Middle Georgia State University’s Dual-Enrollment Students Take Advantage of Free College
Wednesday, March 29th, 2017
This fall, when she heads off to the University of Georgia, Bleckley County High School senior Jordan Barker is taking along something extra – nearly 40 hours of college credit.
That’s roughly a year and a half of college she’s already completed at Middle Georgia State University through Move on When Ready, the state’s dual-enrollment program for qualified high school students.
“My brother was in Move on When Ready, so I knew it had a lot of benefits,” said Barker, 18, who plans to major in computer systems engineering at UGA. “It saves my parents so much money because the classes and books are free. I know now that I’m prepared academically for UGA and I’m really looking forward to it.”
Barker is one of nearly 485 high school students currently enrolled at Middle Georgia State through Move on When Ready. The dual-enrollment program allows students to earn college credit while simultaneously completing their high school diplomas.
Through the Georgia Student Finance Commission, MOWR covers tuition, textbooks and nearly all fees, so students and their parents pay almost nothing. The program, which previously funded fall and spring semesters only, recently expanded to pay for eligible high school students to take college courses during summer terms.
Middle Georgia State is an attractive option for the region’s high school students who want to take part in Move on When Ready.

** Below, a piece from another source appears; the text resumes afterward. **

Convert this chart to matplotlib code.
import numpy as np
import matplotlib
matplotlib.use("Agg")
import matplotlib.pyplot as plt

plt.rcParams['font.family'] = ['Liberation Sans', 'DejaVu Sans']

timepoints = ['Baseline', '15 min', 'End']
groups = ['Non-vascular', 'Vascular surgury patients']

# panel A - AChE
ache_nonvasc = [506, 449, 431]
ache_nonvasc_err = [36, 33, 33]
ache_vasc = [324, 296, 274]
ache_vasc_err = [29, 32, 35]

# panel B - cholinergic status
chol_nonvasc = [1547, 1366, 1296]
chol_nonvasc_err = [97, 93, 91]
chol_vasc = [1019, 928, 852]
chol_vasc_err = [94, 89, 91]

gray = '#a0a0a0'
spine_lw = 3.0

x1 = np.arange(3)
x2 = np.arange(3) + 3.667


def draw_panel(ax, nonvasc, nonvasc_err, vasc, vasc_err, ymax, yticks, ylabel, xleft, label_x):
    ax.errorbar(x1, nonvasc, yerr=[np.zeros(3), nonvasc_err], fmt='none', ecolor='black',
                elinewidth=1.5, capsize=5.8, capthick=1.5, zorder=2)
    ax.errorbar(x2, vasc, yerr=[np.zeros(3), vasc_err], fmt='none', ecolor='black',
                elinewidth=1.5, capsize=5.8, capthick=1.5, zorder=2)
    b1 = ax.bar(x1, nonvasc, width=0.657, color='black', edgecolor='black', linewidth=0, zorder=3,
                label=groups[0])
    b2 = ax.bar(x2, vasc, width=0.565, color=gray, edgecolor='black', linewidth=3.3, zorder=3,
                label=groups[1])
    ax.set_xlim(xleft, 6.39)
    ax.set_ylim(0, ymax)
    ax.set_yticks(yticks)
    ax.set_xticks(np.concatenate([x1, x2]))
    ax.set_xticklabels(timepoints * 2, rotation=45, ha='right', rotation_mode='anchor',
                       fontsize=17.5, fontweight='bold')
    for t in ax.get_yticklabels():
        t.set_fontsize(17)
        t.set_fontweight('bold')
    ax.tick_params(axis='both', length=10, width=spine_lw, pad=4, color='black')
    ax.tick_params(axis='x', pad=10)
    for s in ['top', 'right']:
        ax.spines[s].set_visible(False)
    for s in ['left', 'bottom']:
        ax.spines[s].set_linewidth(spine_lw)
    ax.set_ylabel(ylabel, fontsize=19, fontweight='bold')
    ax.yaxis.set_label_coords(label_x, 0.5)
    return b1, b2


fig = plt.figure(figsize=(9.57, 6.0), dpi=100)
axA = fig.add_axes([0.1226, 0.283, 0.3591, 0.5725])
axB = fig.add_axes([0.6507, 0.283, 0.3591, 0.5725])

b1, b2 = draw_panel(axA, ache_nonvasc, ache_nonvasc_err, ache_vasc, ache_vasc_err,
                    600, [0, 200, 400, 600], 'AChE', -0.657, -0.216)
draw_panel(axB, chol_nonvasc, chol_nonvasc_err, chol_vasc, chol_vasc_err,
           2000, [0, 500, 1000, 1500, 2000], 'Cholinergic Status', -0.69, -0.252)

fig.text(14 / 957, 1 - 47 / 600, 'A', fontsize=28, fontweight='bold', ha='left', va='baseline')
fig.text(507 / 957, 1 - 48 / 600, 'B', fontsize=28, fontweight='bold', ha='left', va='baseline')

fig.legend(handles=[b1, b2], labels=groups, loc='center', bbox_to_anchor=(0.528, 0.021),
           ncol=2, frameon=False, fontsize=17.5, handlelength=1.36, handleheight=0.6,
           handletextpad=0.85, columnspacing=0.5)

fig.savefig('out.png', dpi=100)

MGA’s dual enrollment ranks in the top three of the state’s comprehensive universities.
“Move on When Ready is such an amazing deal, and Middle Georgia State is in an especially advantageous position to give high school students convenient access to it,” said Maggie Schuyler, who works with dual-enrolled students as the University’s assistant director of Admissions. “Not only do we offer a pretty wide variety of online courses, but we have five campuses that are strategically positioned and make it convenient for high school students to commute to traditional college classes.”

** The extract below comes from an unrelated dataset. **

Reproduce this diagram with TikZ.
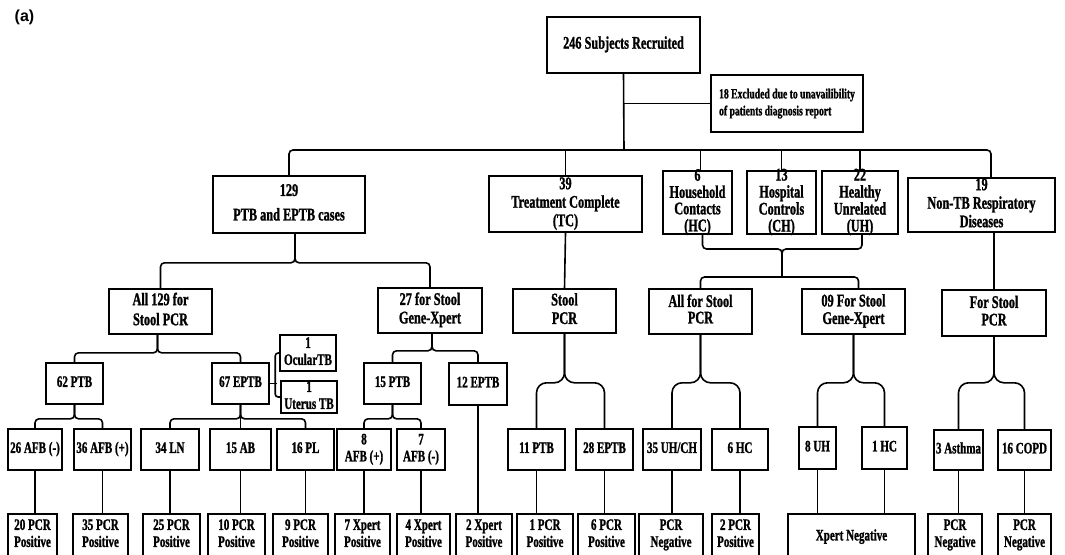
\documentclass[tikz,border=0pt]{standalone}
\usepackage{fontspec}
\setmainfont{Liberation Serif}[FakeStretch=0.69, BoldFeatures={FakeBold=1.2}]
\newfontfamily\labfont{Liberation Sans}
\usetikzlibrary{calc}
\tikzset{
  box/.style={draw, line width=1.6pt, inner sep=0pt,
    font=\bfseries\fontsize{16}{17}\selectfont},
  bigbox/.style={box, font=\bfseries\fontsize{17.8}{18.5}\selectfont},
  tallbox/.style={box, font=\bfseries\fontsize{17.8}{15.5}\selectfont},
  conn/.style={line width=1.6pt, rounded corners=4pt},
  cusp/.style={line width=1.6pt, rounded corners=4pt},
  bigcusp/.style={line width=1.6pt, rounded corners=10pt},
}
\newcommand\ctext[2][c]{\vbox to 0pt{\vss\hbox to 0pt{\hss\begin{tabular}{@{}#1@{}}#2\end{tabular}\hss}\vss}}
\newcommand\bx[7][]{\node[box,#1,minimum width={#5-#3},minimum height={#6-#4}] (#2) at ({(#3+#5)/2},{(#4+#6)/2}) {\ctext{#7}};}
\begin{document}
\begin{tikzpicture}[x=1pt,y=-1pt]
\useasboundingbox (0,0) rectangle (1065,554);
\clip (0,0) rectangle (1065,554);

\node[font=\labfont\bfseries\fontsize{16}{16}\selectfont, inner sep=0pt] (lab) at (24.5,17.5) {(a)};

% top
\bx[bigbox]{top}{547}{17}{700}{73}{246 Subjects Recruited}
\node[box, font=\bfseries\fontsize{14}{17}\selectfont, minimum width=152, minimum height=57] (excl) at (787,103.5)
  {\ctext[l]{18 Excluded due to unavailibility\\of patients diagnosis report}};

% row 2
\bx[bigbox]{p129}{213}{176}{365}{233}{129\\[6pt]PTB and EPTB cases}
\bx[bigbox]{tc}{489}{176}{642}{232}{39\\Treatment Complete\\(TC)}
\bx[tallbox]{hc}{663}{171}{732}{234}{6\\Household\\Contacts\\(HC)}
\bx[tallbox]{ch}{747}{171}{816}{234}{13\\Hospital\\Controls\\(CH)}
\bx[tallbox]{uh}{822}{171}{898}{234}{22\\Healthy\\Unrelated\\(UH)}
\bx[bigbox]{ntb}{908}{178}{1055}{232}{19\\Non-TB Respiratory\\Diseases}

% row 3
\bx[bigbox]{all129}{109}{289}{212}{334}{All 129 for\\[1.5pt]Stool PCR}
\bx[bigbox]{s27}{378}{288}{482}{333}{27 for Stool\\Gene-Xpert}
\bx[bigbox]{stool}{513}{289}{616}{333}{Stool\\PCR}
\bx[bigbox]{allst}{649}{289}{752}{334}{All for Stool\\[-2pt]PCR}
\bx[bigbox]{s09}{802}{289}{905}{334}{09 For Stool\\[-1pt]Gene-Xpert}
\bx[bigbox]{fsp}{942}{290}{1046}{336}{For Stool\\[-1pt]PCR}

% row 3b
\bx{ptb62}{46}{363}{103}{404}{62 PTB}
\bx{eptb67}{212}{363}{269}{404}{67 EPTB}
\bx{ocu}{280}{335}{336}{371}{1\\OcularTB}
\bx{ute}{281}{381}{337}{413}{1\\Uterus TB}
\bx{ptb15}{364}{363}{421}{404}{15 PTB}
\bx{eptb12}{449}{363}{507}{405}{12 EPTB}

% row 4
\bx{afbn26}{8}{429}{62}{470}{26 AFB (-)}
\bx{afbp36}{74}{429}{131}{470}{36 AFB (+)}
\bx{ln34}{141}{429}{199}{470}{34 LN}
\bx{ab15}{210}{429}{271}{470}{15 AB}
\bx{pl16}{277}{429}{334}{470}{16 PL}
\bx{afbp8}{337}{429}{391}{470}{8\\AFB (+)}
\bx{afbn7}{397}{429}{445}{470}{7\\AFB (-)}
\bx{ptb11}{508}{429}{565}{470}{11 PTB}
\bx{eptb28}{576}{429}{633}{470}{28 EPTB}
\bx{uhch35}{643}{429}{701}{470}{35 UH/CH}
\bx{hc6}{712}{429}{768}{470}{6 HC}
\bx{uh8}{799}{427}{836}{469}{8 UH}
\bx{hc1}{862}{427}{907}{469}{1 HC}
\bx{asth}{934}{430}{983}{470}{3 Asthma}
\bx{copd}{998}{430}{1051}{470}{16 COPD}

% row 5
\bx{b20}{8}{514}{57}{556}{20 PCR\\Positive}
\bx{b35}{73}{514}{128}{556}{35 PCR\\Positive}
\bx{b25}{143}{514}{200}{556}{25 PCR\\Positive}
\bx{b10}{208}{514}{265}{556}{10 PCR\\Positive}
\bx{b9}{273}{514}{328}{556}{9 PCR\\Positive}
\bx{b7x}{335}{514}{390}{556}{7 Xpert\\Positive}
\bx{b4x}{397}{514}{450}{556}{4 Xpert\\Positive}
\bx{b2x}{456}{514}{512}{556}{2 Xpert\\Positive}
\bx{b1p}{517}{514}{573}{556}{1 PCR\\Positive}
\bx{b6p}{578}{514}{635}{556}{6 PCR\\Positive}
\bx{bn1}{639}{514}{703}{556}{PCR\\Negative}
\bx{b2p}{712}{514}{759}{556}{2 PCR\\Positive}
\bx{xneg}{788}{514}{915}{560}{Xpert Negative}
\bx{bn2}{928}{514}{982}{556}{PCR\\Negative}
\bx{bn3}{998}{514}{1051}{556}{PCR\\Negative}

% connectors: top
\coordinate (bus) at (624,150);
\draw[conn] (top.south) -- (bus);
\draw[conn] (top.south |- excl.west) -- (excl.west);
\draw[conn] (p129.north) |- (bus) -| ([xshift=9.5pt]ntb.north);
\foreach \n in {tc,ch,uh} \draw[conn] (\n.north) -- (\n.north |- bus);
\draw[conn] ([xshift=3pt]hc.north) -- ([xshift=3pt]hc.north |- bus);

% HC/CH/UH bracket
\coordinate (brc) at (782,249);
\coordinate (bus2) at (782,277);
\draw[cusp] ([xshift=5pt]hc.south) |- (brc) -- (bus2);
\draw[cusp] ([xshift=2pt]uh.south) |- (brc) -- (bus2);
\draw[conn] (allst.north) |- (bus2) -| ([xshift=5pt]s09.north);

% 129 split
\coordinate (c129) at ($(p129.south)+(6,29)$);
\draw[cusp] ([xshift=6pt]p129.south) -- (c129) -| (all129.north);
\draw[cusp] ([xshift=6pt]p129.south) -- (c129) -| (s27.north);

% all129 split
\coordinate (ca) at ($(all129.south)+(-3,18)$);
\draw[cusp] ([xshift=-3pt]all129.south) -- (ca) -| (ptb62.north);
\draw[cusp] ([xshift=-3pt]all129.south) -- (ca) -| (eptb67.north);

% s27 split
\coordinate (cb) at ($(s27.south)+(2,17)$);
\draw[cusp] ([xshift=2pt]s27.south) -- (cb) -| (ptb15.north);
\draw[cusp] ([xshift=2pt]s27.south) -- (cb) -| (eptb12.north);

% ptb62 split
\coordinate (cc) at ($(ptb62.south)+(0,14)$);
\draw[cusp] (ptb62.south) -- (cc) -| (afbn26.north);
\draw[cusp] (ptb62.south) -- (cc) -| (afbp36.north);

% eptb67 split
\coordinate (cd) at ($(eptb67.south)+(0,14)$);
\draw[cusp] (eptb67.south) -- (cd) -| (ln34.north);
\draw[cusp] (eptb67.south) -- (cd) -| (pl16.north);
\draw[conn] (eptb67.south) -- (ab15.north);

% ptb15 split
\coordinate (ce) at ($(ptb15.south)+(0,14)$);
\draw[cusp] (ptb15.south) -- (ce) -| (afbp8.north);
\draw[cusp] (ptb15.south) -- (ce) -| (afbn7.north);

% ocular / uterus brace
\draw[line width=1.6pt, rounded corners=3pt] (ocu.west) -- ++(-4,0) |- (ute.west);
\draw[conn] (eptb67.east) -- ($(eptb67.east)+(7,0)$);

% big cusps
\coordinate (cs) at ($(stool.south)+(0,49)$);
\draw[bigcusp] (stool.south) -- (cs) -| (ptb11.north);
\draw[bigcusp] (stool.south) -- (cs) -| (eptb28.north);
\coordinate (ct) at ($(allst.south)+(0,48)$);
\draw[bigcusp] (allst.south) -- (ct) -| (uhch35.north);
\draw[bigcusp] (allst.south) -- (ct) -| (hc6.north);
\coordinate (cu) at ($(s09.south)+(0,48)$);
\draw[bigcusp] (s09.south) -- (cu) -| (uh8.north);
\draw[bigcusp] (s09.south) -- (cu) -| (hc1.north);
\coordinate (cv) at ($(fsp.south)+(0,46)$);
\draw[bigcusp] (fsp.south) -- (cv) -| (asth.north);
\draw[bigcusp] (fsp.south) -- (cv) -| (copd.north);
\draw[conn] (tc.south) -- (stool.north);
\draw[conn] (ntb.south -| fsp.north) -- (fsp.north);

% verticals down to last row
\foreach \a/\b in {afbn26/b20, afbp36/b35, ln34/b25, ab15/b10, pl16/b9,
  afbp8/b7x, afbn7/b4x, eptb12/b2x, ptb11/b1p, eptb28/b6p, uhch35/bn1,
  hc6/b2p, uh8/xneg, hc1/xneg, asth/bn2, copd/bn3}
  \draw[conn] (\a.south) -- (\a.south |- \b.north);
\end{tikzpicture}
\end{document}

Barker, the Bleckley County High senior, has taken most of her MOWR classes on the Cochran Campus. This semester, her last before graduating high school, she is taking Biology, American Government and American History to 1865.
“I love it here,” she said. “It’s beautiful and a good place to study. I know it’s small compared to (the UGA campus in) Athens but it has given me a chance to learn how to get around a traditional college campus.”

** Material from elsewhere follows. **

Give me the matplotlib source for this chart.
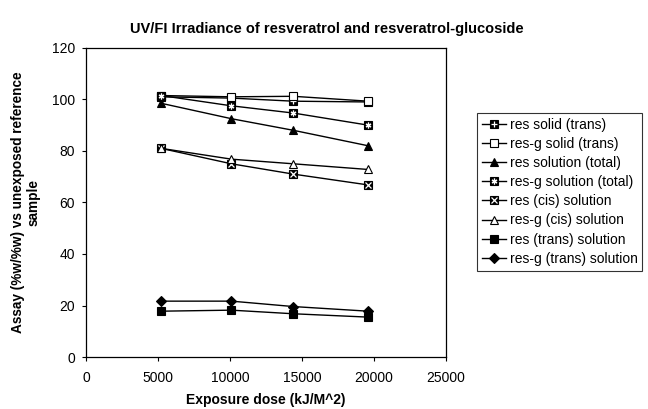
import matplotlib
matplotlib.use("Agg")
import matplotlib.pyplot as plt
from matplotlib.legend_handler import HandlerTuple

plt.rcParams['font.family'] = ['Liberation Sans', 'DejaVu Sans']

dose = [5200, 10100, 14400, 19600]

res_solid = [101.0, 100.5, 99.3, 99.0]
resg_solid = [101.5, 101.0, 101.2, 99.3]
res_sol_total = [98.5, 92.5, 88.0, 82.0]
resg_sol_total = [101.5, 97.5, 94.7, 90.0]
res_cis = [81.0, 75.0, 71.0, 66.8]
resg_cis = [81.0, 76.8, 75.0, 72.8]
res_trans = [17.8, 18.2, 16.8, 15.5]
resg_trans = [21.7, 21.7, 19.6, 17.8]

labels = ['res solid (trans)', 'res-g solid (trans)', 'res solution (total)',
          'res-g solution (total)', 'res (cis) solution', 'res-g (cis) solution',
          'res (trans) solution', 'res-g (trans) solution']

fig = plt.figure(figsize=(6.48, 4.09), dpi=100)
ax = fig.add_axes([0.133, 0.127, 0.555, 0.756])

ms = 5.5
lw = 1.0

def series(y, face, marker, inner=None):
    base, = ax.plot(dose, y, color='black', lw=lw, marker=marker, ms=ms,
                    mfc=face, mec='black', mew=0.8)
    if inner is None:
        return base
    top, = ax.plot(dose, y, ls='none', marker=inner, ms=ms * 0.75,
                   mec='white', mew=0.9)
    return (base, top)

handles = [
    series(res_solid, 'black', 's', '+'),
    series(resg_solid, 'white', 's'),
    series(res_sol_total, 'black', '^'),
    series(resg_sol_total, 'black', 's', (6, 2, 0)),
    series(res_cis, 'black', 's', 'x'),
    series(resg_cis, 'white', '^'),
    series(res_trans, 'black', 's'),
    series(resg_trans, 'black', 'D'),
]

ax.set_xlim(0, 25000)
ax.set_ylim(0, 120)
ax.set_xticks(range(0, 25001, 5000))
ax.set_yticks(range(0, 121, 20))
ax.tick_params(axis='both', labelsize=10, length=3, width=0.8, direction='out')
ax.tick_params(axis='x', pad=7)
ax.tick_params(axis='y', pad=5)
for s in ax.spines.values():
    s.set_linewidth(0.9)

ax.set_xlabel('Exposure dose (kJ/M^2)', fontsize=10, fontweight='bold', labelpad=6)
ax.set_ylabel('Assay (%w/%w) vs unexposed reference\nsample', fontsize=9.8,
              fontweight='bold', labelpad=8)
fig.text(0.505, 0.929, 'UV/FI Irradiance of resveratrol and resveratrol-glucoside',
         ha='center', va='center', fontsize=10.5, fontweight='bold')

leg = fig.legend(handles, labels, loc='upper left', bbox_to_anchor=(0.736, 0.724),
                 fontsize=10, frameon=True, fancybox=False, edgecolor='black',
                 handlelength=1.75, handletextpad=0.25, labelspacing=0.37,
                 borderpad=0.35, borderaxespad=0,
                 handler_map={tuple: HandlerTuple(ndivide=1, pad=0)})
leg.get_frame().set_linewidth(0.8)

fig.savefig('out.png', dpi=100)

Evan Bloodworth, 17, a senior at Warner Robins High School, also took classes on MGA’s Cochran Campus when he was part of the Georgia Academy, Middle Georgia State’s residential program for dual-enrollment students. A desire to live at home prompted his switch to becoming a commuter MOWR student, and he now takes Middle Georgia State classes online after completing some courses at the Warner Robins Campus.
When he graduates from Warner Robins High this spring, he will have about two years’ worth of college credit. Bloodworth plans to continue at MGA this fall – he’ll enter as a junior - to complete a bachelor’s degree in Biology, followed by medical school.
“What I’ve liked most is the flexibility,” Bloodworth said. “When I’m done with classes for the day, I don’t have to hang around school unless I just want to. And Middle Georgia State doesn’t have classes on Fridays. It’s not like high school where you have to be there for eight hours no matter what.”
De’Yana Hines, 18, a Dublin High School senior, also enjoys the flexibility as she takes classes on MGA’s Dublin and Cochran campuses. This semester she is taking Physics and Algebra in Cochran, Psychology in Dublin and Intro to Information Technology online.
“I love being able to make my own schedule,” said Hines, who plans to attend Mercer University in the fall to major in biomedical engineering. She’ll have 24 hours of college credit going in, thanks to MOWR.
“I’ve always been pretty independent, so taking college classes wasn’t that much of a change as far as scheduling, but it’s different in some ways, too. In college, the professors have more freedom than high school teachers, who have to follow a curriculum very closely. The Middle Georgia State professors can make adjustments or introduce new topics, so that makes the classes a little more challenging.”
A Hawkinsville High School senior, Ana Kilgore, will have 38 hours of college credit when she graduates this spring. She took her classes online and at the Cochran Campus.
“I won’t be nervous about starting college because of my experience at Middle Georgia State,” said Kilgore, 18, who plans to attend UGA for an engineering degree, although she hasn’t decided on a specialty. “Move on When Ready gave me the ability to experience college with a support system behind me – and we didn’t have to pay out of pocket for it. I would definitely recommend it to any high school student who is willing to put in the effort and work hard.”
Dual-enrolled students can continue to take part in activities at their high schools, and many who attend Middle Georgia State do just that. Bloodworth said he still attends pep rallies at Warner Robins High, while Barker plays on Bleckley County High’s tennis team.
Hines remains active at Dublin High, where she is in the Beta Club and Future Business Leaders of America chapter. She’s also part of the Dublin City Youth Council.
“I still see my friends,” she said. “I’m not missing out on anything.”